2022 has been a year of extreme weather events worldwide, resulting in humanitarian disasters with thousands of deaths and hundreds of displaced communities. Fortunately, help is in sight for poorer nations to mitigate the resulting damage and to build up climate change resilience. The United Nations Framework Convention on Climate Change Conference of the Parties (COP27) concluded on November 20 in Sharm el-Sheikh, Egypt, with the establishment of a historic loss-and-damage fund to help poorer nations tackle climate change.
Nevertheless, the conference fell short on goals to fight global warming and make progress on commitments to phase out fossil fuels. These goals were expected to limit a possible global temperature rise this century to “well below 2 degrees Celsius [above pre-industrial levels] and to pursue efforts to limit the temperature increase even further to 1.5 degrees.” This is one of the key objectives around which the 2015 Paris Agreement was formed at COP21, and so it has become shorthand for the success of every subsequent climate summit.
This latest round of UN climate talks gathered more than 35,000 people from almost every country in the world. The two-week meeting was held against a backdrop that included an energy crisis propelled by the war in Ukraine and scientific data reiterating that the world is not doing enough to tackle carbon emissions and protect the future of the planet.
Today, national pledges to tackle climate change could lead to around 2.4 °C of global warming this century, far above safe levels.
According to the latest report of the Intergovernmental Panel on Climate Change (IPCC) 2022, limiting global warming—preferably to 1.5 °C—is the only way to avoid the worst impacts of climate change, but this would require rapid, far-reaching, and unprecedented changes in all aspects of society.
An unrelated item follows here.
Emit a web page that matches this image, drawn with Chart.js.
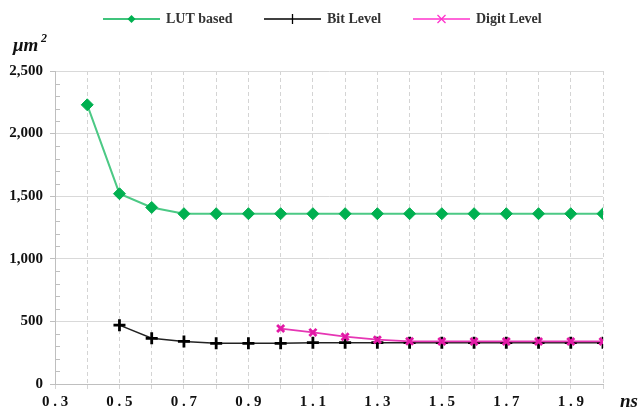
<!DOCTYPE html>
<html>
<head>
<meta charset="utf-8">
<script src="https://cdn.jsdelivr.net/npm/chart.js@4/dist/chart.umd.min.js"></script>
<style>
  html, body { margin: 0; padding: 0; background: #fff; }
  #wrap { width: 642px; height: 414px; position: relative; }
</style>
</head>
<body>
<div id="wrap"><canvas id="areaChart"></canvas></div>
<script>
// delay (ns) and area (um^2)
const delays = [0.4, 0.5, 0.6, 0.7, 0.8, 0.9, 1.0, 1.1, 1.2, 1.3, 1.4, 1.5, 1.6, 1.7, 1.8, 1.9, 2.0];
const lutBased = [2230, 1520, 1410, 1360, 1360, 1360, 1360, 1360, 1360, 1360, 1360, 1360, 1360, 1360, 1360, 1360, 1360];
const bitLevel = [null, 470, 365, 340, 325, 325, 325, 330, 330, 330, 330, 330, 330, 330, 330, 330, 330];
const digitLevel = [null, null, null, null, null, null, 443, 412, 378, 354, 341, 340, 340, 340, 340, 340, 340];
const seriesNames = ["LUT based", "Bit Level", "Digit Level"];

const SERIF = '"Liberation Serif", "Times New Roman", serif';

function toPoints(values) {
  return delays.map((d, i) => ({ x: d, y: values[i] }));
}

// legend drawn by hand: a line sample with the marker on it
const legendPlugin = {
  id: "lineLegend",
  afterDraw(chart) {
    const ctx = chart.ctx;
    const starts = [103, 264, 413];
    const colors = ["#00b050", "#000000", "#ff33cc"];
    ctx.save();
    chart.data.datasets.forEach((ds, i) => {
      const x0 = starts[i], y = 19, len = 57;
      const mx = x0 + len / 2;
      ctx.strokeStyle = colors[i];
      ctx.lineWidth = 1.3;
      ctx.beginPath();
      ctx.moveTo(x0, y);
      ctx.lineTo(x0 + len, y);
      ctx.stroke();
      if (i === 0) {
        ctx.fillStyle = colors[i];
        ctx.beginPath();
        ctx.moveTo(mx, y - 4);
        ctx.lineTo(mx + 4, y);
        ctx.lineTo(mx, y + 4);
        ctx.lineTo(mx - 4, y);
        ctx.closePath();
        ctx.fill();
      } else if (i === 1) {
        ctx.beginPath();
        ctx.moveTo(mx, y - 5);
        ctx.lineTo(mx, y + 5);
        ctx.stroke();
      } else {
        ctx.beginPath();
        ctx.moveTo(mx - 4, y - 4);
        ctx.lineTo(mx + 4, y + 4);
        ctx.moveTo(mx + 4, y - 4);
        ctx.lineTo(mx - 4, y + 4);
        ctx.stroke();
      }
      ctx.fillStyle = "#333";
      ctx.font = "bold 14px " + SERIF;
      ctx.textBaseline = "middle";
      ctx.textAlign = "left";
      ctx.fillText(ds.label, x0 + len + 6, y);
    });
    ctx.restore();
  }
};

// unit labels and small inner tick marks on the y axis
const unitsPlugin = {
  id: "units",
  afterDraw(chart) {
    const ctx = chart.ctx;
    const ys = chart.scales.y;
    const area = chart.chartArea;
    ctx.save();
    ctx.strokeStyle = "#bfbfbf";
    ctx.lineWidth = 1;
    for (let v = 100; v < 2500; v += 100) {
      if (v % 500 === 0) continue;
      const py = Math.round(ys.getPixelForValue(v)) + 0.5;
      ctx.beginPath();
      ctx.moveTo(area.left, py);
      ctx.lineTo(area.left + 5, py);
      ctx.stroke();
    }
    ctx.fillStyle = "#111";
    ctx.textBaseline = "alphabetic";
    ctx.font = "italic bold 19px " + SERIF;
    ctx.fillText("\u03bcm", 13, 51);
    ctx.font = "italic bold 12px " + SERIF;
    ctx.fillText("2", 41, 42);
    ctx.font = "italic bold 19px " + SERIF;
    ctx.fillText("ns", 620, 407);
    ctx.restore();
  }
};

const chart = new Chart(document.getElementById("areaChart"), {
  type: "line",
  data: {
    datasets: [
      {
        label: seriesNames[0],
        data: toPoints(lutBased),
        borderColor: "#4cc985",
        borderWidth: 2,
        pointStyle: "rectRot",
        pointRadius: 6,
        pointBackgroundColor: "#00b050",
        pointBorderColor: "#00b050",
        pointBorderWidth: 1,
        tension: 0,
        order: 2
      },
      {
        label: seriesNames[1],
        data: toPoints(bitLevel),
        borderColor: "#222",
        borderWidth: 1.5,
        pointStyle: "cross",
        pointRadius: 6,
        pointBorderColor: "#000",
        pointBorderWidth: 2.8,
        tension: 0,
        order: 1
      },
      {
        label: seriesNames[2],
        data: toPoints(digitLevel),
        borderColor: "#e636b4",
        borderWidth: 1.8,
        pointStyle: "crossRot",
        pointRadius: 5,
        pointBorderColor: "#e21aa6",
        pointBorderWidth: 2.8,
        tension: 0,
        order: 0
      }
    ]
  },
  options: {
    responsive: true,
    maintainAspectRatio: false,
    animation: false,
    layout: { padding: { top: 71, right: 39, left: 0, bottom: 0 } },
    plugins: {
      legend: { display: false },
      tooltip: { enabled: false }
    },
    scales: {
      x: {
        type: "linear",
        min: 0.3,
        max: 2.0,
        afterFit: (scale) => { scale.height = 30; },
        ticks: {
          stepSize: 0.1,
          autoSkip: false,
          maxRotation: 0,
          padding: 4,
          color: "#111",
          font: { family: SERIF, size: 15, weight: "bold" },
          callback: (value, index) => {
            if (index % 2 !== 0 || value > 1.95) return "";
            return value.toFixed(1).split("").join(" ");
          }
        },
        grid: {
          color: "#d4d4d4",
          lineWidth: 1,
          tickLength: 5,
          tickColor: "#d4d4d4",
          tickBorderDash: [4, 3]
        },
        border: { color: "#bfbfbf", width: 1, dash: [4, 3] }
      },
      y: {
        min: 0,
        max: 2500,
        afterFit: (scale) => { scale.width = 55; },
        ticks: {
          stepSize: 100,
          autoSkip: false,
          padding: 7,
          color: "#111",
          font: { family: SERIF, size: 15, weight: "bold" },
          callback: (value) => (value % 500 === 0 ? value.toLocaleString("en-US") : "")
        },
        grid: {
          color: (c) => (c.tick && c.tick.value % 500 === 0 ? "#d9d9d9" : "rgba(0,0,0,0)"),
          tickColor: (c) => (c.tick && c.tick.value % 500 === 0 ? "#bfbfbf" : "rgba(0,0,0,0)"),
          lineWidth: 1,
          tickLength: 5
        },
        border: { color: "#bfbfbf", width: 1 }
      }
    }
  },
  plugins: [legendPlugin, unitsPlugin]
});
</script>
</body>
</html>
Today, national pledges to tackle climate change could lead to around 2.4 °C of global warming this century, far above safe levels. “Humanity has a choice: Cooperate or perish. It is either a Climate Solidarity Pact—or a Collective Suicide Pact,” United Nations Secretary- General Antonio Guterres said in his COP27 opening remarks.
Historical Agreement on ‘Loss and Damage’
As the world gets hotter, extreme weather events such as more intense and frequent heat waves, droughts, wildfires, and floods already threaten human physical and mental health, but some socially and economically disadvantaged groups face the greatest risks.
According to data from the Sixth IPCC report, in more vulnerable regions of the world—such as the small Oceanic Islands, the Caribbean, Southeast Asia, Central America, West Africa, and Central Africa—mortalities caused by extreme weather events were fifteen times higher in the last decade than in regions more adapted to climate impacts. That’s why developing countries have been seeking financial assistance to rescue and rebuild the physical and social infrastructure of areas devastated by extreme weather.
This year, for the first time, this issue was on the official COP27 agenda. By the end of the meeting, more than 190 countries agreed to establish a fund for loss and damage. “This represents a significant step forward in the global fight against the climate emergency,” said Achim Steiner, administrator of the UN Development Programme.
But the final text of the Sharm el-Sheikh Implementation Plan remained vague, with no guidance on how much money the fund needs or who will pay into it.
No Progress on Fossil Fuels ‘Phase Out’
The burning of fossil fuels accounted for 86% of all greenhouse gas (GHG) emissions between 2011 and 2021, according to the IPCC. Last year at the COP26 in Glasgow, countries committed to phasing down the use of coal. It was the first time a resolution on fossil fuels had been included in the final text, but environmentalists and scientists subsequently criticized it for not meeting the goal of the Paris Agreement.
The COP27 final text disappointed, with no progress to include a commitment to phasing out all fossil fuels.
This year, many people expected countries to go further and include a commitment to phasing out all fossil fuels, but the COP27 final text disappointed, with no progress on this issue. Some observers said the lack of progress on fossil fuels was not a surprise, given that a record number of fossil fuel lobbyists—636 people, according to advocacy group Global Witness—attended this year’s event
No Aggressive Move To ‘Keep 1.5°C Alive’
Science has proven it is still possible to meet the 1.5 °C target, beyond which disastrous climate impacts are believed to lie. But to achieve that goal, countries need to act aggressively and quickly, while reducing GHG emissions by 50% by 2030. Although this issue was debated until the very last minute, the final UN COP27 climate summit text fell short on efforts to lower GHG emissions and did not mention additional curbs on fossil fuels. Reduction of greenhouse gases remains voluntary.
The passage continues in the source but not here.